Schleef versucht chorische Steigerungen. Er
stellt die Damen links in die Loge, die Herren rechts, in Gruppen also, obwohl
bei Hochhuth in der Szene „Ossis: Diebe, Wessis: Hehler" einzelne Menschen
agieren. Inmitten der Bühne allerdings eine Gestalt: der Herr
Ministerialdirigent Dr. Schulze-Pforzheim in Offiziers-Uniform. Im zweiten Rang
eine Sprecherin. Es geht irgendwie um alte und neue Jagdreviere in Thüringen,
um Forschung, um Besitz und Enteignung. Aber wieder werden brisante Inhalte
sprechchorisch verdonnert. Immerhin bleibt das als Regie-Kommentar benutzte „O
Haupt voll Blut und Wunden, voll Spott und voller Hohn" aus Bachs
Matthäus-Passion im Ohr. An seinem Symbol - Deutschland schon seit den Germanen
(!) ein Hort des Schwestern- und des Bruderzwistes - hält der Regisseur ausdauernd
fest. Er beschließt den Abend mit Heinrich Heines „Die alten, bösen
Lieder" aus dem Lyrischen Intermezzo, vertont von Robert Schumann.
Grimmig, brutalisiert, unversöhnlich gesungen.
Rolf Hochhuth ist das nicht. Dessen Grimm
richtet sich nicht gegen die Deutschen allgemein, sondern prononciert gegen die
bundesdeutsche Besatzer-Mafia. Der Autor hat mit der Gründlichkeit eines gewissenhaften
Historikers und als ein Fanatiker der Wahrheit in markanten Szenen das
ungeheure Unrecht dokumentiert, mit dem westdeutsche Eroberer über die ihres
Volkseigentums beraubten, entwürdigten Mitteldeutschen herrschen. Lapidarer Ausspruch
eines gekauften Bonner Ost-CDU-Ministers, eines ehemaligen „Blockfreundes":
„...müssen wir uns gefallen lassen, daß die Vertreter von 60 Millionen Wessis über
die Vertreter von 15 Millionen Ossis die Gewalt der Mehrheit als Recht deklarieren.
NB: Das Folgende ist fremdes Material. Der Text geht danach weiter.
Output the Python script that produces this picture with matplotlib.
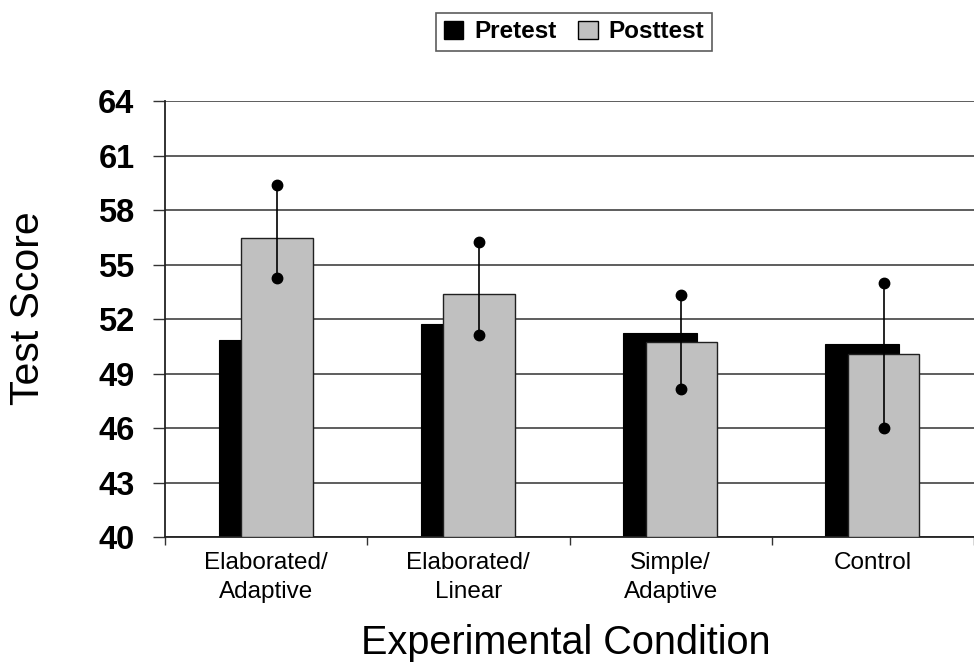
import matplotlib
matplotlib.use("Agg")
import matplotlib.pyplot as plt
import numpy as np
from matplotlib.patches import Patch

plt.rcParams['font.family'] = ['Liberation Sans', 'DejaVu Sans']

categories = ["Elaborated/\nAdaptive", "Elaborated/\nLinear", "Simple/\nAdaptive", "Control"]
pretest = [50.85, 51.75, 51.25, 50.6]
posttest = [56.45, 53.4, 50.75, 50.1]
post_upper = [59.4, 56.25, 53.3, 54.0]
post_lower = [54.25, 51.1, 48.15, 46.0]
yticks = [40, 43, 46, 49, 52, 55, 58, 61, 64]

W, H = 974, 662
fig = plt.figure(figsize=(W / 100, H / 100), dpi=100)
ax = fig.add_axes([165 / W, 125 / H, 809 / W, 436 / H])

x = np.arange(len(categories))
black_off, black_w = -0.235, 0.363
gray_off, gray_w = -0.123, 0.353

ax.bar(x + black_off, np.array(pretest) - 40, width=black_w, bottom=40, align='edge',
       color='black', edgecolor='black', linewidth=0.8, zorder=2, label='Pretest')
ax.bar(x + gray_off, np.array(posttest) - 40, width=gray_w, bottom=40, align='edge',
       color='#c0c0c0', edgecolor='#202020', linewidth=1.0, zorder=3, label='Posttest')

ex = x + gray_off + gray_w / 2
ax.vlines(ex, post_lower, post_upper, color='black', linewidth=1.2, zorder=4)
ax.plot(ex, post_upper, 'o', color='black', markersize=7.5, zorder=5)
ax.plot(ex, post_lower, 'o', color='black', markersize=7.5, zorder=5)

ax.set_ylim(40, 64)
ax.set_xlim(-0.5, -0.5 + 809 / 204)
ax.set_yticks(yticks)
ax.set_yticklabels([str(t) for t in yticks], fontsize=23.5, fontweight='bold')
ax.tick_params(axis='y', direction='out', length=9, width=1.0, pad=13, color='#333333')
ax.yaxis.grid(True, color='#505050', linewidth=1.3, zorder=0)
ax.set_axisbelow(True)

ax.set_xticks(x)
ax.set_xticklabels(categories, fontsize=17.5, linespacing=1.42)
ax.tick_params(axis='x', which='major', length=0, pad=11)
ax.set_xticks(np.arange(len(categories) + 1) - 0.5, minor=True)
ax.tick_params(axis='x', which='minor', direction='out', length=6, width=1.0, color='#333333')

for s in ['top', 'right']:
    ax.spines[s].set_visible(False)
for s in ['left', 'bottom']:
    ax.spines[s].set_color('#222222')
    ax.spines[s].set_linewidth(1.3)

fig.text(28 / W, (H - 308) / H, "Test Score", rotation=90, fontsize=29.5,
         ha='center', va='center')
fig.text(566 / W, (H - 654) / H, "Experimental Condition", fontsize=28.5,
         ha='center', va='baseline')

handles = [Patch(facecolor='black', edgecolor='black'),
           Patch(facecolor='#c0c0c0', edgecolor='black')]
leg = fig.legend(handles, ['Pretest', 'Posttest'], loc='center',
                 bbox_to_anchor=(574 / W, (H - 32) / H), ncol=2,
                 prop={'size': 17.5, 'weight': 'bold'}, frameon=True, fancybox=False,
                 handlelength=0.8, handleheight=0.8, handletextpad=0.45,
                 columnspacing=0.9, borderpad=0.3, borderaxespad=0)
leg.get_frame().set_edgecolor('#333333')
leg.get_frame().set_linewidth(1.2)

fig.savefig("out.png", dpi=100)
Außer in einem von Feinden besetzten Land hat's das nie gegeben!" Doch wie
die umstrittene Rohwedder-Szene hat Regisseur Schleef die deutsche Tragödie der
Gegenwart in einer abstrakten deutschen Leidens-Passion aufgelöst. Religion
statt politischer Aufklärung. Hochhuths Stück harrt der Uraufführung.